Reproduce the lines exactly, beginning with the line that has "Output the Python" and ending with the line that has "import seaborn as sns". Images are left out.

--

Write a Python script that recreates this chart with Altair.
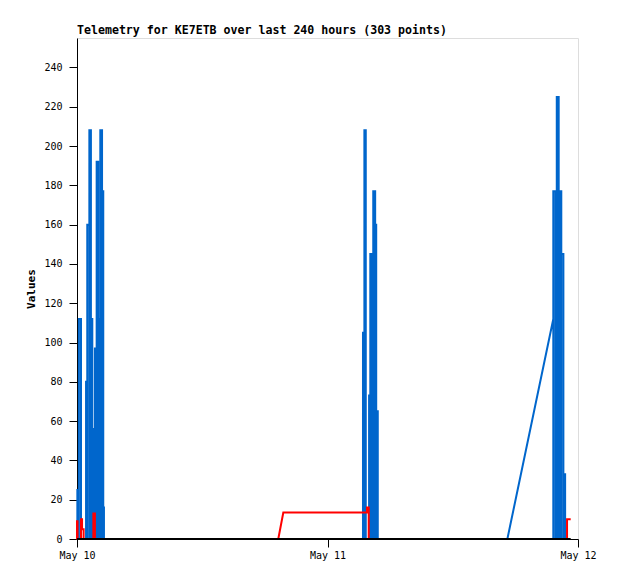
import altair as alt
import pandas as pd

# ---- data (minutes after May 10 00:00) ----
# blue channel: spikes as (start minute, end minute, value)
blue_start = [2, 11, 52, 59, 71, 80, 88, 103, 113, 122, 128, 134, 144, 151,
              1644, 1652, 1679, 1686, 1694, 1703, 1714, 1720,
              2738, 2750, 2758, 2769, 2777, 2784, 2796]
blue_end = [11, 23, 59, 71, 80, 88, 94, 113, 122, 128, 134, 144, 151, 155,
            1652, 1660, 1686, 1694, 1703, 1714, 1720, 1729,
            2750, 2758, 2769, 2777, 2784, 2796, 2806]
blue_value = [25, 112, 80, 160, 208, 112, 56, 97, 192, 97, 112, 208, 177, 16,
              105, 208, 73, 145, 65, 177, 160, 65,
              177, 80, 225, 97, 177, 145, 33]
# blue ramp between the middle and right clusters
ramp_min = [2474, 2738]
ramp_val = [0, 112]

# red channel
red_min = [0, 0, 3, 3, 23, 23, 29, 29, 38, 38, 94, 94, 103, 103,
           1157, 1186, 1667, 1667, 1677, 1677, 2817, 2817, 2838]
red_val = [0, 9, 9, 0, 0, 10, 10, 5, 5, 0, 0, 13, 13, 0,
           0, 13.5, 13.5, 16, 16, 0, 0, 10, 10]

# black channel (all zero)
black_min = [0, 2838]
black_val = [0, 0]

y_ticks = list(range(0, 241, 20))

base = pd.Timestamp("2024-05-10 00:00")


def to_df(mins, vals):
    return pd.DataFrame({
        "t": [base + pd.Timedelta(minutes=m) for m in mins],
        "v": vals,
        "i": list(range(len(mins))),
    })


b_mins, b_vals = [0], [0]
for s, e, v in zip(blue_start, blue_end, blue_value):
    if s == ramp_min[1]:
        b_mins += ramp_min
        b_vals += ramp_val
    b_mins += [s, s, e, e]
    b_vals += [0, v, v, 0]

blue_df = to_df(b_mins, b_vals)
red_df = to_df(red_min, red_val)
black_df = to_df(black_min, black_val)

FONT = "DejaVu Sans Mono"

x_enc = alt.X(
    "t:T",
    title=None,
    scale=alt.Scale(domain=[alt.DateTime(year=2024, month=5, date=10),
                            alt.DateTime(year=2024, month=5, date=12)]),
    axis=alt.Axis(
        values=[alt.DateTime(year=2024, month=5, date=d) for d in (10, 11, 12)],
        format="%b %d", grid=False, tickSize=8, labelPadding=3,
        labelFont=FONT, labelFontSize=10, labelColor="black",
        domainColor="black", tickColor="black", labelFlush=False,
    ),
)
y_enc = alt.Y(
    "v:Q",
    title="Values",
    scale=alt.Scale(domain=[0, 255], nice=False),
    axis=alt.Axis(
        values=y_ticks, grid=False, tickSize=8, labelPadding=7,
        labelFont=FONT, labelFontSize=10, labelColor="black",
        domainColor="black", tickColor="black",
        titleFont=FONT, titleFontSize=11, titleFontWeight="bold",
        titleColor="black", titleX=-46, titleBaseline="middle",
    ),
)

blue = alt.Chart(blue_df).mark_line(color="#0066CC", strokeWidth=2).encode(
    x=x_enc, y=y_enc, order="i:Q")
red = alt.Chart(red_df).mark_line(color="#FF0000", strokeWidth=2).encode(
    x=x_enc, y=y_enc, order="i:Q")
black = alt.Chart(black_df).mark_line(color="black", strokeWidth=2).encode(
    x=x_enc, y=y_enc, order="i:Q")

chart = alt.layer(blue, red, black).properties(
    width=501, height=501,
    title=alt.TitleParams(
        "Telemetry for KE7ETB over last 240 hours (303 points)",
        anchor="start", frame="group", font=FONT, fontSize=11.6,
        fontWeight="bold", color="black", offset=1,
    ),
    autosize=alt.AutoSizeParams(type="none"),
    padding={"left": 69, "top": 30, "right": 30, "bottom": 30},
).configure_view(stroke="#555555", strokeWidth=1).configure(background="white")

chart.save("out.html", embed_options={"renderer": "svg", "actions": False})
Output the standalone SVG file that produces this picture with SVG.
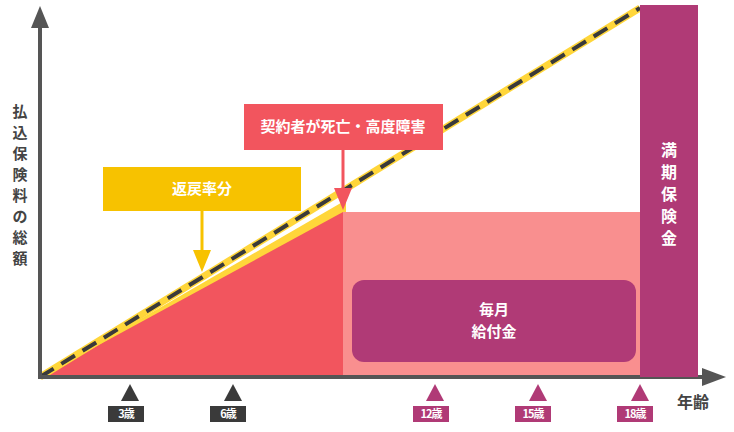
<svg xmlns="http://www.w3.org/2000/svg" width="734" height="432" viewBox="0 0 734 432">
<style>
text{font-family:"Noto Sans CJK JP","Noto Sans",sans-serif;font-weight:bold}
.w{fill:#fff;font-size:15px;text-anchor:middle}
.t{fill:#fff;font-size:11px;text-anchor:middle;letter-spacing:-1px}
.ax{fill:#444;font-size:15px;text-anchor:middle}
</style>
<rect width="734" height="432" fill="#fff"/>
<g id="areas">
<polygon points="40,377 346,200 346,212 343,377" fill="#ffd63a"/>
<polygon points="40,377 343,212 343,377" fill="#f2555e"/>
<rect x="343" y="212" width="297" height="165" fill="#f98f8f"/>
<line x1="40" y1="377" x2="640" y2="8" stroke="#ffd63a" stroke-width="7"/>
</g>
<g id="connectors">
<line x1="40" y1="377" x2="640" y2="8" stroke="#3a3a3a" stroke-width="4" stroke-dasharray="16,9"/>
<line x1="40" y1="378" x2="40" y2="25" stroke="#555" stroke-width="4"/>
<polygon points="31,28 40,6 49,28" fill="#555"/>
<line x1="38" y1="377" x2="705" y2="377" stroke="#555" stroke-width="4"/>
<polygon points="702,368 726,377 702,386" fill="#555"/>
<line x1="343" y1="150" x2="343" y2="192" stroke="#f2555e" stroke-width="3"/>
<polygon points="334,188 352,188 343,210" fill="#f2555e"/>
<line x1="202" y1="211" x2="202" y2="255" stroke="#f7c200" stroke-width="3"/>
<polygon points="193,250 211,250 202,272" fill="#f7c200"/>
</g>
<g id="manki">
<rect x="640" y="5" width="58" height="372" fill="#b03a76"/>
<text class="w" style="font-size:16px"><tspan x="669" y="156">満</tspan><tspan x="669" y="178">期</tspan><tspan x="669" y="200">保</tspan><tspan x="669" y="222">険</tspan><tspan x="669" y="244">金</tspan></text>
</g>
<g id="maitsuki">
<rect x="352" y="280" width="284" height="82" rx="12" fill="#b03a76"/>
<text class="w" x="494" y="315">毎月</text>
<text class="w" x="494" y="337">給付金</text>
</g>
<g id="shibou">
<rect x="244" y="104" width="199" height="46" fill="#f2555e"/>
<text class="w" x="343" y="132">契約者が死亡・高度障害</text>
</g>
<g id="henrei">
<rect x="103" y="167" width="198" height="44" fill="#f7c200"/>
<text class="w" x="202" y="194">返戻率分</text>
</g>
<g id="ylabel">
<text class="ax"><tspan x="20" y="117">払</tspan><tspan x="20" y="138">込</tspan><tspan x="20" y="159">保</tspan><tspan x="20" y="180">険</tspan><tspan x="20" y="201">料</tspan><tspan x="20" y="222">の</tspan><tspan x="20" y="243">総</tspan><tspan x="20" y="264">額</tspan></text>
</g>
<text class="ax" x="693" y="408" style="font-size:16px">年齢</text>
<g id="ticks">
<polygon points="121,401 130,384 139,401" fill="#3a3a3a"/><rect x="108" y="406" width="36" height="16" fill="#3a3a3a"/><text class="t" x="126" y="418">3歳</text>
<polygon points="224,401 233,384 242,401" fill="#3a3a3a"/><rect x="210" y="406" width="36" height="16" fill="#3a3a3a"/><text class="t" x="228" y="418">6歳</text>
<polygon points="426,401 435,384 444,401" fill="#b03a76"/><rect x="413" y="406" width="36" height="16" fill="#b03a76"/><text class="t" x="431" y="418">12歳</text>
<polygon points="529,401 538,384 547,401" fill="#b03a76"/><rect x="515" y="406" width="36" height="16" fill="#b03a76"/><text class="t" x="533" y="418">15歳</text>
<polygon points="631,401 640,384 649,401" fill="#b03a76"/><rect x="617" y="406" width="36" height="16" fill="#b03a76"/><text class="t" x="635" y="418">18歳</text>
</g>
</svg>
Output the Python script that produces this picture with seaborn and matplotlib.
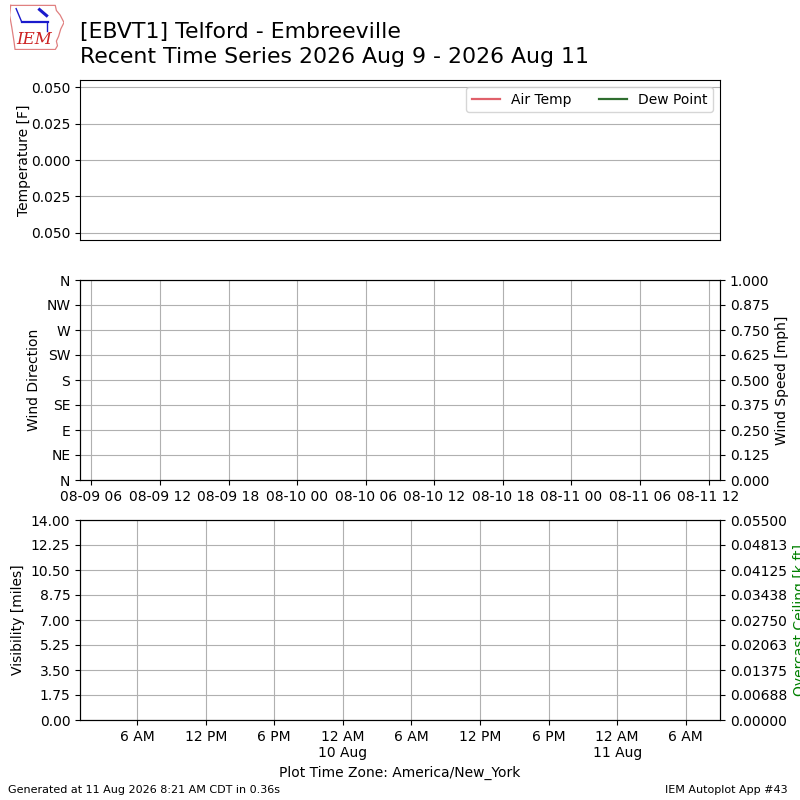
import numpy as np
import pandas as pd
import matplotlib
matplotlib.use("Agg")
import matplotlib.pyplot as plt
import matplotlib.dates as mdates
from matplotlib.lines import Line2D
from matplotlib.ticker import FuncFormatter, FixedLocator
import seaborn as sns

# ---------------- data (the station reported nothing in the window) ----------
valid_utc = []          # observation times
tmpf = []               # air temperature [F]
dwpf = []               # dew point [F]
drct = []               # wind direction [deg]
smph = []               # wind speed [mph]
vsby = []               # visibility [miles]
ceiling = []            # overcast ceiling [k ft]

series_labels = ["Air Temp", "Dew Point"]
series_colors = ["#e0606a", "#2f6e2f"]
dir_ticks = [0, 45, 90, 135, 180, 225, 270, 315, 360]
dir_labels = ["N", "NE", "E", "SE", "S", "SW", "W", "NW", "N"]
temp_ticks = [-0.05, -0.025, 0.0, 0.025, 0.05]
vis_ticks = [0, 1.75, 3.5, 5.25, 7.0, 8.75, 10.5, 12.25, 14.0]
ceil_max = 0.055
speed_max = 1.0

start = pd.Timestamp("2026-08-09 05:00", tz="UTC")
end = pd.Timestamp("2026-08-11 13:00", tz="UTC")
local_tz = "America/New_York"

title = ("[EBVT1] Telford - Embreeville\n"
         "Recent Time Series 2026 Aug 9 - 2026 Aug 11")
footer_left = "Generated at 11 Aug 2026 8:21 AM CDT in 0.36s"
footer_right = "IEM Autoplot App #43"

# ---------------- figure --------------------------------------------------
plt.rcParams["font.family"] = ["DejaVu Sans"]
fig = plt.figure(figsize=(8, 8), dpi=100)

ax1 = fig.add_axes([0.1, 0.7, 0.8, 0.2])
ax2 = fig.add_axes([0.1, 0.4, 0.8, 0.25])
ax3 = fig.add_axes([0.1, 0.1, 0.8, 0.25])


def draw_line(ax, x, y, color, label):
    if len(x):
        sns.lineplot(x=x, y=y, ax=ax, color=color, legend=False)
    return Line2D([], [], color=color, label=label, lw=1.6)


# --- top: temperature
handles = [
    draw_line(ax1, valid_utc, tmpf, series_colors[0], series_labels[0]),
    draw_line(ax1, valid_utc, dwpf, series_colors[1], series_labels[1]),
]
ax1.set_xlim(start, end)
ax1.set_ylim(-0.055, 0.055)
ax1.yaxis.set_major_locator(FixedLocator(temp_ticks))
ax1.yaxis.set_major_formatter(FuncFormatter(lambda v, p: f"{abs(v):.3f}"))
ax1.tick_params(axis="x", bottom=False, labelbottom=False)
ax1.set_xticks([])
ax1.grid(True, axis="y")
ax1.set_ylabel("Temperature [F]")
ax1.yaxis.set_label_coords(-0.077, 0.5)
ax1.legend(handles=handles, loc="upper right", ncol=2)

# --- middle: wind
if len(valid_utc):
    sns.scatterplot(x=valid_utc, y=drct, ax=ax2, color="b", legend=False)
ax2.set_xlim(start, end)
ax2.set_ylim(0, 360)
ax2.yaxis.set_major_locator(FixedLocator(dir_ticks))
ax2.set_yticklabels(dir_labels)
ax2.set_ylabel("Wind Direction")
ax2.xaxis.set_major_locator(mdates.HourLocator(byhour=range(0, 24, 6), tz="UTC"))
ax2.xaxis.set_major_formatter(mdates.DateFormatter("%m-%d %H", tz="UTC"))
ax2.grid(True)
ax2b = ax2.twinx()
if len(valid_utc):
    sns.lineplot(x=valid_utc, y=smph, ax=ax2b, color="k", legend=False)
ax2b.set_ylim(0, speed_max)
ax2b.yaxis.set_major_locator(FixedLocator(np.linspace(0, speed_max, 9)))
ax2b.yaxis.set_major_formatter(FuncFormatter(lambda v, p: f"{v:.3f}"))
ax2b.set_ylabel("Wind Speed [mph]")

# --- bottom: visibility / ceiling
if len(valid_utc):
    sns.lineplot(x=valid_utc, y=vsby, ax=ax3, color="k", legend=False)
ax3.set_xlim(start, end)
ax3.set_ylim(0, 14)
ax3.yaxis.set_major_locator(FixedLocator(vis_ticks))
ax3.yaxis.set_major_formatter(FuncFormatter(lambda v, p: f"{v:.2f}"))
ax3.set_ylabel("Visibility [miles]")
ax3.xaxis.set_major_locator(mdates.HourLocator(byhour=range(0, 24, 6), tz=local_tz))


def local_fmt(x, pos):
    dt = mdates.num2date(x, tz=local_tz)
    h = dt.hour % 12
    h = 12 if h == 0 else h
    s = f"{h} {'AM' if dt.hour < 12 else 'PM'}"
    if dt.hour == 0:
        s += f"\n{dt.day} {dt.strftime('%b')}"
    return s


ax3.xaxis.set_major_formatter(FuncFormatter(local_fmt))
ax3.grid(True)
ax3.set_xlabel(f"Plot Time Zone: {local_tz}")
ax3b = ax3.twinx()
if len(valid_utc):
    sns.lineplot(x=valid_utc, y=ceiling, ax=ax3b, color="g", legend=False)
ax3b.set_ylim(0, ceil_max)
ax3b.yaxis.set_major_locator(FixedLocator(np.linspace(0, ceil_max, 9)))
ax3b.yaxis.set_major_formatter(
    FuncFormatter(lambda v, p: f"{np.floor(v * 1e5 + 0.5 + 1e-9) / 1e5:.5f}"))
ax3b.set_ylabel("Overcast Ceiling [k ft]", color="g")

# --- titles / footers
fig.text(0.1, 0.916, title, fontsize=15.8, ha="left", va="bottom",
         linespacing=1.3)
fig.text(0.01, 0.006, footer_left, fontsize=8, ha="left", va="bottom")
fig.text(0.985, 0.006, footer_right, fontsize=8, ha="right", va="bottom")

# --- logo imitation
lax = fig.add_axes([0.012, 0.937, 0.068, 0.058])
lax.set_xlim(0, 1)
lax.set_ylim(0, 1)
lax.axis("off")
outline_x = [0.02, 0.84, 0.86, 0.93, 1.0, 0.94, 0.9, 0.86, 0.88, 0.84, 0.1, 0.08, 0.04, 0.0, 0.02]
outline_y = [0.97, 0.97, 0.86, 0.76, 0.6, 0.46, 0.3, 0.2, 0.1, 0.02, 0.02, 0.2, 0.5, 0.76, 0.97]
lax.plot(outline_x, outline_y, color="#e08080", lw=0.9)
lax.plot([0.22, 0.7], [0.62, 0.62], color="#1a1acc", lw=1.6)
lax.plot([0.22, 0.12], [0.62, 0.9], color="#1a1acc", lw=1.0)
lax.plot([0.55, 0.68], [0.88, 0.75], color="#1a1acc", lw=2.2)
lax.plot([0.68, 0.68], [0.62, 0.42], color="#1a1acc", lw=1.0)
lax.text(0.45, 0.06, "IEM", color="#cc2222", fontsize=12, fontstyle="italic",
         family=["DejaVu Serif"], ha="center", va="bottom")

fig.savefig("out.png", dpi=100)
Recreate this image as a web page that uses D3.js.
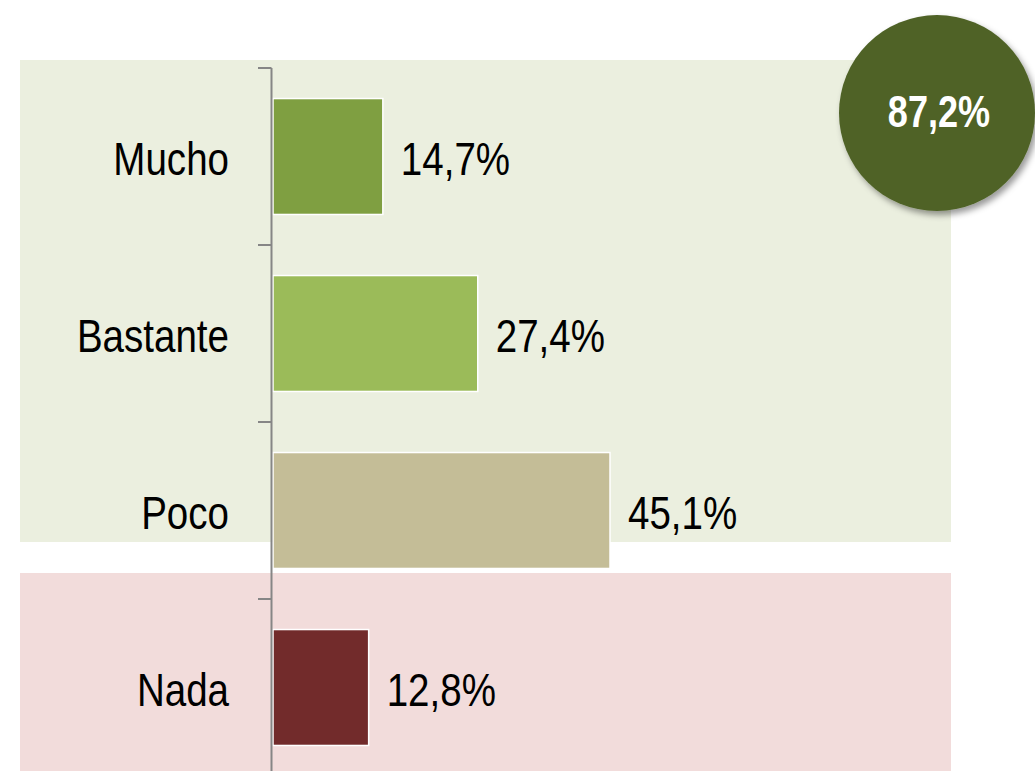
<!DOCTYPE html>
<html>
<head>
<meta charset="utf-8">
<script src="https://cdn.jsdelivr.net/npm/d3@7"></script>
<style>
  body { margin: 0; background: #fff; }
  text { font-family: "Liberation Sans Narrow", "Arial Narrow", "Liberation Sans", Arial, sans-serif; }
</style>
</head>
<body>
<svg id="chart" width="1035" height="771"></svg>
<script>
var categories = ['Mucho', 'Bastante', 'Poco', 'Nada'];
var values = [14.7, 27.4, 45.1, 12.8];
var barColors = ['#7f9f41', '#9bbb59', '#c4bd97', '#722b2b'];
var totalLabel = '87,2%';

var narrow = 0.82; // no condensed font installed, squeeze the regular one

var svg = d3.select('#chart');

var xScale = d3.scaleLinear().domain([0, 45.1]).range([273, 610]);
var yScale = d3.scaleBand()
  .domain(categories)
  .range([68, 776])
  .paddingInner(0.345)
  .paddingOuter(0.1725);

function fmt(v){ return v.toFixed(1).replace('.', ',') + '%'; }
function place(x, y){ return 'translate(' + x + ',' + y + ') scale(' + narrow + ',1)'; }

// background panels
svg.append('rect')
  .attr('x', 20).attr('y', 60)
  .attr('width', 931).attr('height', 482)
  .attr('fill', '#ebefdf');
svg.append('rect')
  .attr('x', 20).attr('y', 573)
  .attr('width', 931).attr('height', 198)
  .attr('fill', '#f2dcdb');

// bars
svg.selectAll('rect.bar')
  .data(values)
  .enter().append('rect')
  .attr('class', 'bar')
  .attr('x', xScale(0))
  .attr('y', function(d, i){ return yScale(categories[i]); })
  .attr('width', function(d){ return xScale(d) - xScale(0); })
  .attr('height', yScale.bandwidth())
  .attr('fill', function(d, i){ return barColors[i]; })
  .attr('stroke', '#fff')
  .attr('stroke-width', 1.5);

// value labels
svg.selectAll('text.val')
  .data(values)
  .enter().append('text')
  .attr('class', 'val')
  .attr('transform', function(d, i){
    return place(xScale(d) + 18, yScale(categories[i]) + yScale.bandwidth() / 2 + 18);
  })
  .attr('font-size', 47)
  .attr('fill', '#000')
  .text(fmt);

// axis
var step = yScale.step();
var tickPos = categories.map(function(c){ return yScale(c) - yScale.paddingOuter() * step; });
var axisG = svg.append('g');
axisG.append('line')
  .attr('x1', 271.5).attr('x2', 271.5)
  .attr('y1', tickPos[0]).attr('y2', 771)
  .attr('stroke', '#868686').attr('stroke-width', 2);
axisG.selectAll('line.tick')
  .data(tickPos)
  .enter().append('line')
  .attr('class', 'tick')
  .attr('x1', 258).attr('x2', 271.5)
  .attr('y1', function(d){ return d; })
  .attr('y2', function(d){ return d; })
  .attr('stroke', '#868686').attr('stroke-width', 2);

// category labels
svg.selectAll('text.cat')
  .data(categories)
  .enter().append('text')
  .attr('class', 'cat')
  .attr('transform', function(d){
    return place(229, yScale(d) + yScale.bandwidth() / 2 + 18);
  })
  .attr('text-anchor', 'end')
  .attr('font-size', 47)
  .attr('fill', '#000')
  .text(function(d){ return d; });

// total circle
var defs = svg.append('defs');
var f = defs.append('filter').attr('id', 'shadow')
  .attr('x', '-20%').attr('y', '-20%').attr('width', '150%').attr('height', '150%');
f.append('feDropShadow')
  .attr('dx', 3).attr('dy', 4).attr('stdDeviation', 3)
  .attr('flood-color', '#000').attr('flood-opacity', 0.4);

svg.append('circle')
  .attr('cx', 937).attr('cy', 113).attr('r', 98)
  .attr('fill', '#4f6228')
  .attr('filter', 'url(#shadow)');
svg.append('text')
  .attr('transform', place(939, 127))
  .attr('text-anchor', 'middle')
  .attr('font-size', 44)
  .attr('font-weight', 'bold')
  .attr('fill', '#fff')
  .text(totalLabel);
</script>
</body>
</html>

--

→ RESULT FOR THIS TASK
Output the Python script that produces this picture with seaborn and matplotlib.
import numpy as np
import pandas as pd
import matplotlib
matplotlib.use("Agg")
import matplotlib.pyplot as plt
import matplotlib.dates as mdates
from matplotlib.lines import Line2D
from matplotlib.ticker import FuncFormatter, FixedLocator
import seaborn as sns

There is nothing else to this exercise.